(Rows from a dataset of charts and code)
——————————
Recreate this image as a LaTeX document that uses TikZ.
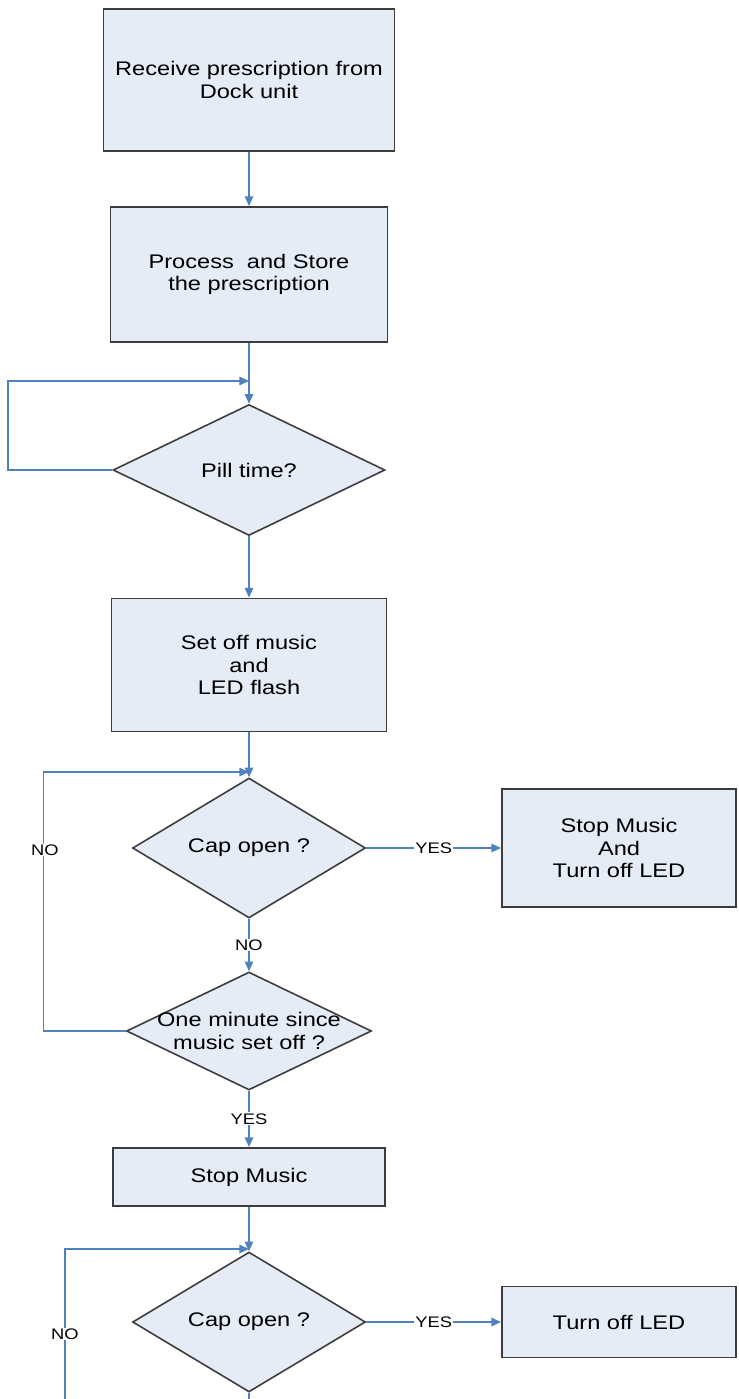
\documentclass[tikz,border=0pt]{standalone}
\usepackage{fontspec}
\setmainfont{Liberation Sans}[FakeStretch=1.2]
\usepackage{xcolor}
\usepackage{tikz}
\usetikzlibrary{
  arrows.meta,
  positioning,
  shapes.geometric,
  calc}
\definecolor{boxfill}{HTML}{E6ECF6}
\definecolor{boxline}{HTML}{3C3C3C}
\definecolor{flowblue}{HTML}{4F81BD}
\tikzset{every picture/.style={font issue=\fontsize{11.2}{12.8}},
         font issue/.style={execute at begin picture={#1\selectfont}},
         procbox/.style={rectangle, draw=boxline, fill=boxfill, line width=1.1pt,
                         align=center, inner sep=0pt},
         decision/.style={diamond, draw=boxline, fill=boxfill, line width=0.9pt,
                          align=center, inner sep=0pt},
         flow/.style={draw=flowblue, line width=0.85pt,
                      -{Triangle[length=5.5pt,width=4.8pt]}},
         flowline/.style={draw=flowblue, line width=0.85pt},
         lbl/.style={fill=white, inner sep=0.6pt, font=\fontsize{8.7}{10}\selectfont}
        }
\begin{document}
\begin{tikzpicture}[x=0.02cm, y=-0.02cm]
\useasboundingbox (0,0) rectangle (738,1399);
\node[procbox, minimum width=5.82cm, minimum height=2.84cm] at (249,80)(recv){Receive prescription from\\Dock unit};
\node[procbox, minimum width=5.54cm, minimum height=2.7cm] at (249,274.5)(store){Process~ and Store\\the prescription};
\node[decision, minimum width=5.44cm, minimum height=2.62cm] at (249,470)(pill){Pill time?};
\node[procbox, minimum width=5.5cm, minimum height=2.66cm] at (249,665)(music){Set off music\\and\\LED flash};
\node[decision, minimum width=4.66cm, minimum height=2.24cm] at (249,848)(capA){Cap open ?};
\node[procbox, minimum width=4.68cm, minimum height=2.36cm] at (619,848)(stopall){Stop Music\\And\\Turn off LED};
\node[decision, minimum width=4.9cm, minimum height=2.36cm,
      label={[align=center]center:One minute since\\music set off ?}] at (249,1031)(minute){};
\node[procbox, minimum width=5.44cm, minimum height=1.16cm] at (249,1177)(stop){Stop Music};
\node[decision, minimum width=4.66cm, minimum height=2.26cm] at (249,1322)(capB){Cap open ?};
\node[procbox, minimum width=4.68cm, minimum height=1.42cm] at (619,1322)(led){Turn off LED};

\coordinate (j1) at (249,381);
\coordinate (j2) at (249,772);
\coordinate (j3) at (249,1249);
\coordinate (cutA) at (249,1399);
\coordinate (cutB) at (65,1399);

\draw[flow] (recv) -- (store);
\draw[flow] (store) -- (pill);
\draw[flow] (pill.west) -- ++(-104,0) |- (j1);
\draw[flow] (pill) -- (music);
\draw[flow] (music) -- (capA);
\draw[flow] (capA) -- node[lbl](yesA){YES} (stopall);
\draw[flow] (capA) -- node[lbl](noA){NO} (minute);
\draw[flow] (minute.west) -- ++(-82,0) |- (j2);
\node[lbl] at (45,850)(noloopA){NO};
\draw[flow] (minute) -- node[lbl](yesB){YES} (stop);
\draw[flow] (stop) -- (capB);
\draw[flow] (cutB) |- (j3);
\node[lbl] at (65,1334)(noloopB){NO};
\draw[flow] (capB) -- node[lbl](yesC){YES} (led);
\draw[flowline] (capB) -- (cutA);
\end{tikzpicture}
\end{document}
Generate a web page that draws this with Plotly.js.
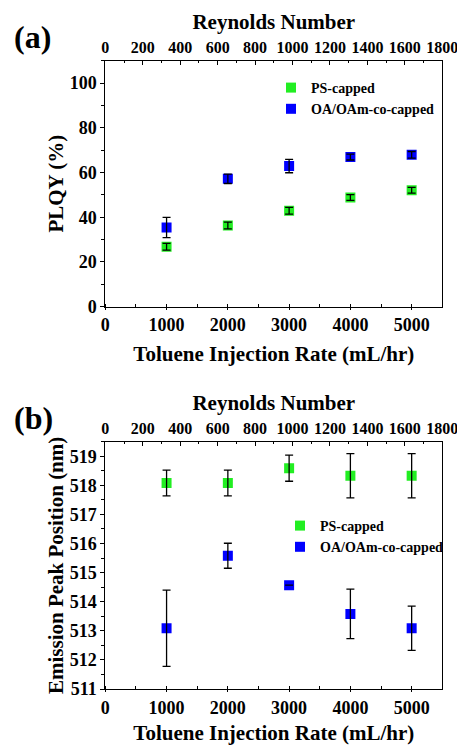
<!DOCTYPE html>
<html><head><meta charset="utf-8">
<script src="https://cdn.plot.ly/plotly-3.0.1.min.js"></script>
<style>html,body{margin:0;padding:0;background:#fff}#chart{width:457px;height:745px}</style>
</head><body><div id="chart"></div>
<script>
// Data
var rate = [1000, 2000, 3000, 4000, 5000];
var plqyPS = [26.8, 36.3, 42.9, 48.8, 52.1];
var plqyPSErr = [1.5, 1.5, 1.5, 1.3, 1.3];
var plqyOA = [35.4, 57.2, 62.9, 66.9, 67.9];
var plqyOAErr = [4.5, 2.1, 3.0, 1.3, 1.5];
var peakPS = [518.08, 518.08, 518.59, 518.33, 518.33];
var peakPSErr = [0.44, 0.44, 0.45, 0.76, 0.76];
var peakOA = [513.09, 515.58, 514.57, 513.58, 513.09];
var peakOAErr = [1.31, 0.43, 0, 0.85, 0.76];
var seriesNames = ['PS-capped', 'OA/OAm-co-capped'];
var xTicks = [0, 1000, 2000, 3000, 4000, 5000];
var reTicks = [0, 200, 400, 600, 800, 1000, 1200, 1400, 1600, 1800];

var GREEN = '#22ee22', BLUE = '#0000ff';
var F = 'Liberation Serif, Times New Roman, serif';

function markers(y, color, name, xa, ya, leg) {
  return {x: rate, y: y, type: 'scatter', mode: 'markers', name: name,
    xaxis: xa, yaxis: ya, legend: leg,
    marker: {symbol: 'square', size: 10, color: color, line: {width: 0}}};
}
function errs(y, e, xa, ya) {
  return {x: rate, y: y, type: 'scatter', mode: 'markers', showlegend: false, hoverinfo: 'skip',
    xaxis: xa, yaxis: ya, marker: {size: 1, opacity: 0},
    error_y: {type: 'data', array: e, visible: true, color: '#000', thickness: 1.3, width: 4}};
}
// invisible carrier so the top (Reynolds) axis is drawn
function topCarrier(xa, ya) {
  return {x: [reTicks[0], reTicks[reTicks.length - 1]], y: [null, null], type: 'scatter', mode: 'markers',
    showlegend: false, hoverinfo: 'skip', xaxis: xa, yaxis: ya, marker: {opacity: 0}};
}

var data = [
  topCarrier('x2', 'y'),
  markers(plqyPS, GREEN, seriesNames[0], 'x', 'y', 'legend'),
  markers(plqyOA, BLUE, seriesNames[1], 'x', 'y', 'legend'),
  errs(plqyPS, plqyPSErr, 'x', 'y'),
  errs(plqyOA, plqyOAErr, 'x', 'y'),
  topCarrier('x4', 'y3'),
  markers(peakPS, GREEN, seriesNames[0], 'x3', 'y3', 'legend2'),
  markers(peakOA, BLUE, seriesNames[1], 'x3', 'y3', 'legend2'),
  errs(peakPS, peakPSErr, 'x3', 'y3'),
  errs(peakOA, peakOAErr, 'x3', 'y3')
];

var xd = [105.3/457, 442.3/457];
var ydA = [1-306.7/745, 1-60.7/745];
var ydB = [1-689/745, 1-441.7/745];

function bottomAxis(anchor) {
  return {
    domain: xd, anchor: anchor, range: [0, 5500], tickvals: xTicks,
    showline: true, linecolor: '#000', linewidth: 1, ticks: 'outside', ticklen: 2, tickcolor: '#000',
    minor: {dtick: 500, ticks: 'inside', ticklen: 3, tickcolor: '#000'},
    showgrid: false, zeroline: false,
    tickfont: {family: F, size: 18, color: '#000', weight: 'bold'},
    title: {text: 'Toluene Injection Rate (mL/hr)', font: {family: F, size: 21, color: '#000', weight: 'bold'}, standoff: 12}
  };
}
function topAxis(over, anchor) {
  return {
    domain: xd, overlaying: over, anchor: anchor, side: 'top', range: [0, 1800], tickvals: reTicks,
    ticklabeloverflow: 'allow',
    showline: true, linecolor: '#000', linewidth: 1, ticks: 'inside', ticklen: 4, tickcolor: '#000',
    minor: {dtick: 100, ticks: 'inside', ticklen: 2, tickcolor: '#000'},
    showgrid: false, zeroline: false,
    tickfont: {family: F, size: 16, color: '#000', weight: 'bold'},
    title: {text: 'Reynolds Number', font: {family: F, size: 21, color: '#000', weight: 'bold'}, standoff: 3}
  };
}
function leftAxis(domain, anchor, range, dtick, mdtick, title) {
  return {
    domain: domain, anchor: anchor, range: range, dtick: dtick,
    showline: true, linecolor: '#000', linewidth: 1, mirror: true, ticks: 'outside', ticklen: 4, tickcolor: '#000',
    minor: {dtick: mdtick, ticks: 'outside', ticklen: 3, tickcolor: '#000'},
    showgrid: false, zeroline: false,
    tickfont: {family: F, size: 18, color: '#000', weight: 'bold'},
    title: {text: title, font: {family: F, size: 21, color: '#000', weight: 'bold'}, standoff: 0}
  };
}

var layout = {
  width: 457, height: 745, margin: {l: 0, r: 0, t: 0, b: 0},
  paper_bgcolor: '#fff', plot_bgcolor: '#fff', showlegend: true,
  xaxis: bottomAxis('y'),
  xaxis2: topAxis('x', 'y'),
  yaxis: leftAxis(ydA, 'x', [0, 110], 20, 10, 'PLQY (%)'),
  xaxis3: bottomAxis('y3'),
  xaxis4: topAxis('x3', 'y3'),
  yaxis3: leftAxis(ydB, 'x3', [511, 519.5], 1, 0.5, 'Emission Peak Position (nm)'),
  legend: {x: 271/457, y: 1-72/745, xanchor: 'left', yanchor: 'top', bgcolor: 'rgba(0,0,0,0)',
    font: {family: F, size: 14, color: '#000', weight: 'bold'}, tracegroupgap: 0, itemwidth: 30},
  legend2: {x: 280/457, y: 1-510/745, xanchor: 'left', yanchor: 'top', bgcolor: 'rgba(0,0,0,0)',
    font: {family: F, size: 14, color: '#000', weight: 'bold'}, tracegroupgap: 0, itemwidth: 30},
  annotations: [
    {text: '(a)', x: 12/457, y: 1-36.7/745, xref: 'paper', yref: 'paper', xanchor: 'left', yanchor: 'middle', showarrow: false,
     font: {family: F, size: 32, color: '#000', weight: 'bold'}},
    {text: '(b)', x: 12/457, y: 1-418/745, xref: 'paper', yref: 'paper', xanchor: 'left', yanchor: 'middle', showarrow: false,
     font: {family: F, size: 32, color: '#000', weight: 'bold'}}
  ]
};

Plotly.newPlot('chart', data, layout, {displayModeBar: false, staticPlot: true});
</script>
</body></html>
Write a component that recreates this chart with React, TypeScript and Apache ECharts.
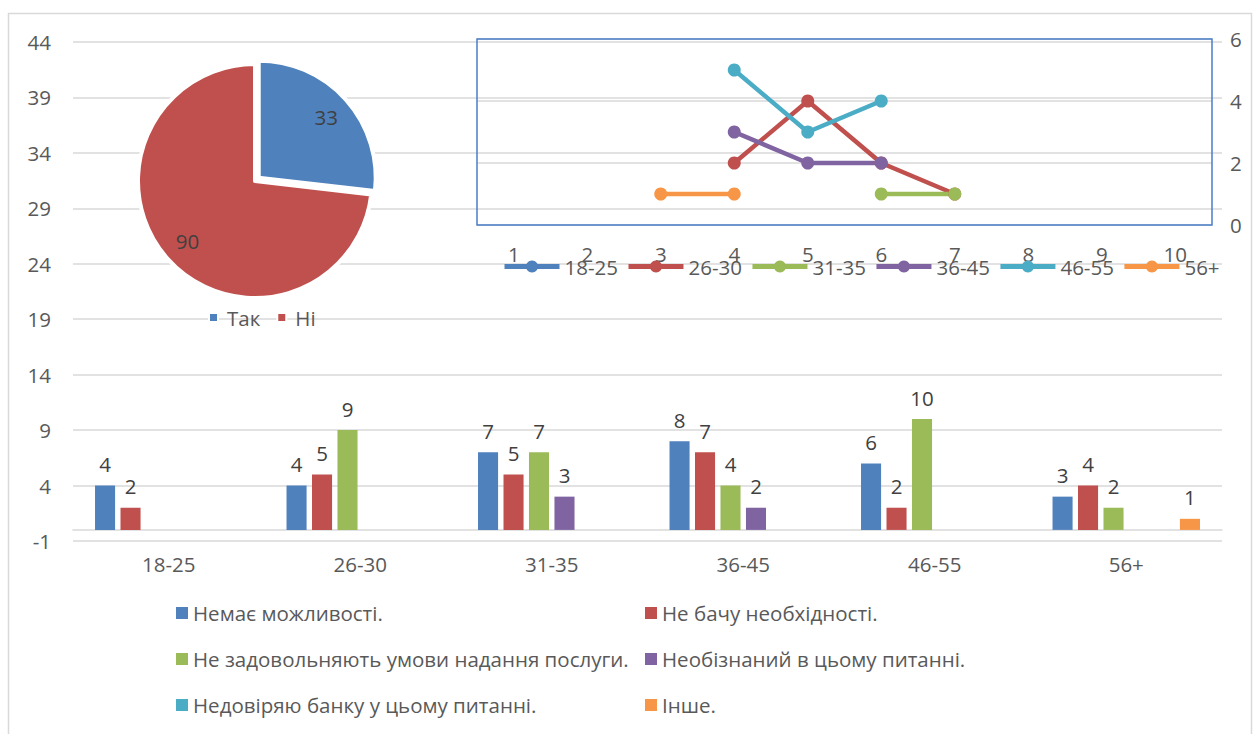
——————————
▶ _TASK STATEMENT_
From the line that has "Generate a web" through the line that has "var F = 'Liberation", reproduce each line exactly as it stands and nothing else; do not include any pictures.

▶ _THE ANSWER_
Generate a web page that draws this with Plotly.js.
<!DOCTYPE html>
<html><head><meta charset="utf-8">
<script src="https://cdn.plot.ly/plotly-3.0.1.min.js"></script>
<style>html,body{margin:0;padding:0;background:#fff}#chart{width:457px;height:745px}</style>
</head><body><div id="chart"></div>
<script>
// Data
var rate = [1000, 2000, 3000, 4000, 5000];
var plqyPS = [26.8, 36.3, 42.9, 48.8, 52.1];
var plqyPSErr = [1.5, 1.5, 1.5, 1.3, 1.3];
var plqyOA = [35.4, 57.2, 62.9, 66.9, 67.9];
var plqyOAErr = [4.5, 2.1, 3.0, 1.3, 1.5];
var peakPS = [518.08, 518.08, 518.59, 518.33, 518.33];
var peakPSErr = [0.44, 0.44, 0.45, 0.76, 0.76];
var peakOA = [513.09, 515.58, 514.57, 513.58, 513.09];
var peakOAErr = [1.31, 0.43, 0, 0.85, 0.76];
var seriesNames = ['PS-capped', 'OA/OAm-co-capped'];
var xTicks = [0, 1000, 2000, 3000, 4000, 5000];
var reTicks = [0, 200, 400, 600, 800, 1000, 1200, 1400, 1600, 1800];

var GREEN = '#22ee22', BLUE = '#0000ff';
var F = 'Liberation Serif, Times New Roman, serif';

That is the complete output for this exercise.